The key to designing thixotropy lies in establishing a reversible hydrogen-bonding network. Through surface modification (such as silanization), hydrophobic fumed silica eliminates hydrophilic silanol groups, enabling excellent dispersion within non-polar resin matrices. Once dispersed, the nanoparticles interact via residual silanol groups to form a loose, three-dimensional network structure. This structure imparts a high yield value to the coating at rest, effectively suspending pigments and fillers while preventing sagging on vertical surfaces.

In rheological design, engineers can "customize" the thixotropic index by adjusting the silica dosage and dispersion process. When the coating is subjected to shear forces—such as stirring or spraying—the hydrogen-bonding network between particles rapidly breaks down, causing an instantaneous drop in viscosity and ensuring excellent flow. Once the shear force is removed, the network structure quickly reforms, restoring high viscosity to lock in the film thickness. This rapid structural recovery capability is crucial for preventing sagging during high-build applications.
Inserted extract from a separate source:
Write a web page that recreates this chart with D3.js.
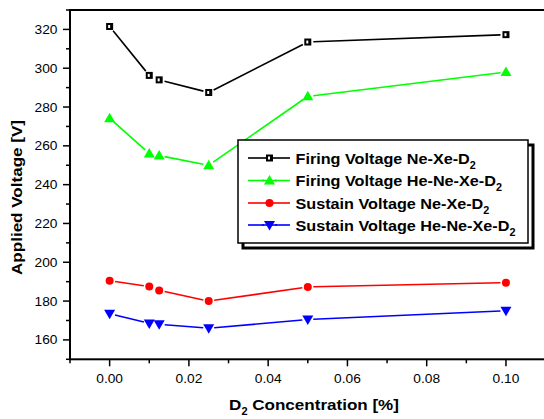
<!DOCTYPE html>
<html><head><meta charset="utf-8">
<script src="https://cdn.jsdelivr.net/npm/d3@7"></script>
<style>body{margin:0;background:#fff}svg{display:block}text{font-family:Arial,"Liberation Sans",sans-serif}</style>
</head><body><svg id="c" width="544" height="419"></svg>
<script>
const xValues = [0, 0.01, 0.0125, 0.025, 0.05, 0.1];
const firingNeXe = [321.5, 296.3, 294, 287.5, 313.5, 317.3];
const firingHeNeXe = [274.2, 256, 255, 250, 285.5, 298];
const sustainNeXe = [190.5, 187.5, 185.5, 180, 187.3, 189.5];
const sustainHeNeXe = [173.5, 168.5, 168, 166, 170.5, 175];
const xTicks = [0, 0.02, 0.04, 0.06, 0.08, 0.10];
const yTicks = [160, 180, 200, 220, 240, 260, 280, 300, 320];
const seriesNames = ["Firing Voltage Ne-Xe-D", "Firing Voltage He-Ne-Xe-D", "Sustain Voltage Ne-Xe-D", "Sustain Voltage He-Ne-Xe-D"];

const series = [
  {name: seriesNames[0], vals: firingNeXe, color: "#000000", shape: "square"},
  {name: seriesNames[1], vals: firingHeNeXe, color: "#00ff00", shape: "tri"},
  {name: seriesNames[2], vals: sustainNeXe, color: "#ff0000", shape: "circle"},
  {name: seriesNames[3], vals: sustainHeNeXe, color: "#0000ff", shape: "tridown"}
];

const svg = d3.select("#c");
const L = 70, T = 10, R = 545.6, B = 359.3;
const x = d3.scaleLinear().domain([-0.01, 0.11]).range([L, R]);
const y = d3.scaleLinear().domain([150, 330]).range([B, T]);
const SX = 1.1;

const g = svg.append("g");
d3.range(-0.01, 0.1101, 0.01).forEach(v => {
  const major = Math.abs(Math.round(v*100) % 2) === 0;
  g.append("line").attr("x1", x(v)).attr("x2", x(v)).attr("y1", B).attr("y2", B + (major ? 7 : 4)).attr("stroke", "#000").attr("stroke-width", 1.5);
});
d3.range(150, 331, 10).forEach(v => {
  const major = v % 20 === 0;
  g.append("line").attr("x1", L).attr("x2", L - (major ? 7 : 4)).attr("y1", y(v)).attr("y2", y(v)).attr("stroke", "#000").attr("stroke-width", 1.5);
});
xTicks.forEach(v => {
  g.append("text").attr("transform", `translate(${x(v)},${B + 24}) scale(${SX},1)`).attr("text-anchor", "middle").attr("font-size", 12.5).text(v.toFixed(2));
});
yTicks.forEach(v => {
  g.append("text").attr("transform", `translate(${L - 12.5},${y(v) + 4.5}) scale(${SX},1)`).attr("text-anchor", "end").attr("font-size", 12.5).text(v);
});
svg.append("rect").attr("x", L).attr("y", T).attr("width", R - L).attr("height", B - T).attr("fill", "none").attr("stroke", "#000").attr("stroke-width", 2);

svg.append("text").attr("transform", `translate(22,197.5) rotate(-90) scale(1.1,1)`).attr("text-anchor", "middle").attr("font-size", 15.5).attr("font-weight", "bold").text("Applied Voltage [V]");
const xt = svg.append("text").attr("transform", `translate(314,410) scale(1.1,1)`).attr("text-anchor", "middle").attr("font-size", 15.5).attr("font-weight", "bold");
xt.append("tspan").text("D");
xt.append("tspan").attr("font-size", 10).attr("dy", 5).text("2");
xt.append("tspan").attr("dy", -5).text(" Concentration [%]");

function marker(sel, shape, color, cx, cy) {
  if (shape === "square") {
    sel.append("rect").attr("x", cx - 3.5).attr("y", cy - 3.5).attr("width", 7).attr("height", 7).attr("fill", "#000");
    sel.append("rect").attr("x", cx - 1.5).attr("y", cy - 1.5).attr("width", 2).attr("height", 3).attr("fill", "#fff");
  } else if (shape === "tri") {
    sel.append("path").attr("d", `M${cx},${cy-5.5}L${cx+5.5},${cy+4}L${cx-5.5},${cy+4}Z`).attr("fill", color);
  } else if (shape === "tridown") {
    sel.append("path").attr("d", `M${cx},${cy+5.5}L${cx+5.5},${cy-4}L${cx-5.5},${cy-4}Z`).attr("fill", color);
  } else {
    sel.append("circle").attr("cx", cx).attr("cy", cy).attr("r", 4).attr("fill", color);
  }
}

const gap = 5.5;
series.forEach(s => {
  const gs = svg.append("g");
  const pts = xValues.map((xv, i) => [x(xv), y(s.vals[i])]);
  for (let i = 0; i < pts.length - 1; i++) {
    const [x1, y1] = pts[i], [x2, y2] = pts[i+1];
    const d = Math.hypot(x2 - x1, y2 - y1);
    if (d <= 2 * gap) continue;
    const ux = (x2 - x1) / d, uy = (y2 - y1) / d;
    gs.append("line").attr("x1", x1 + ux*gap).attr("y1", y1 + uy*gap).attr("x2", x2 - ux*gap).attr("y2", y2 - uy*gap)
      .attr("stroke", s.color).attr("stroke-width", 1.6);
  }
  pts.forEach(p => marker(gs, s.shape, s.color, p[0], p[1]));
});

const lx = 238, ly = 140, lw = 290, lh = 103;
svg.append("rect").attr("x", lx + 5).attr("y", ly + 5).attr("width", lw).attr("height", lh).attr("fill", "none").attr("stroke", "#000").attr("stroke-width", 3);
svg.append("rect").attr("x", lx).attr("y", ly).attr("width", lw).attr("height", lh).attr("fill", "#fff").attr("stroke", "#000").attr("stroke-width", 1.5);
const rowsY = [158, 180.5, 203, 225];
series.forEach((s, i) => {
  const gl = svg.append("g");
  const cy = rowsY[i];
  gl.append("line").attr("x1", 248).attr("x2", 264).attr("y1", cy).attr("y2", cy).attr("stroke", s.color).attr("stroke-width", 1.6);
  gl.append("line").attr("x1", 275).attr("x2", 290).attr("y1", cy).attr("y2", cy).attr("stroke", s.color).attr("stroke-width", 1.6);
  if (s.shape === "square" || s.shape === "circle") {
    gl.append("line").attr("x1", 264).attr("x2", 275).attr("y1", cy).attr("y2", cy).attr("stroke", s.color).attr("stroke-width", 1.6);
  } else {
    gl.append("line").attr("x1", 262).attr("x2", 277).attr("y1", cy).attr("y2", cy).attr("stroke", s.color).attr("stroke-width", 1.6);
  }
  marker(gl, s.shape, s.color, 269.5, cy);
  const t = gl.append("text").attr("transform", `translate(295.5,${cy + 5.5}) scale(1.08,1)`).attr("font-size", 15).attr("font-weight", "bold");
  t.append("tspan").text(s.name);
  t.append("tspan").attr("font-size", 10).attr("dy", 5).text("2");
});
</script></body></html>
Furthermore, hydrophobic modification prevents excessive interaction between the silica and polar groups within the system, ensuring the rheological additive functions independently. Through precise thixotropic design, hydrophobic fumed silica not only resolves application challenges but also significantly enhances film fullness and visual quality, making it an indispensable rheological engine in high-performance coating formulations.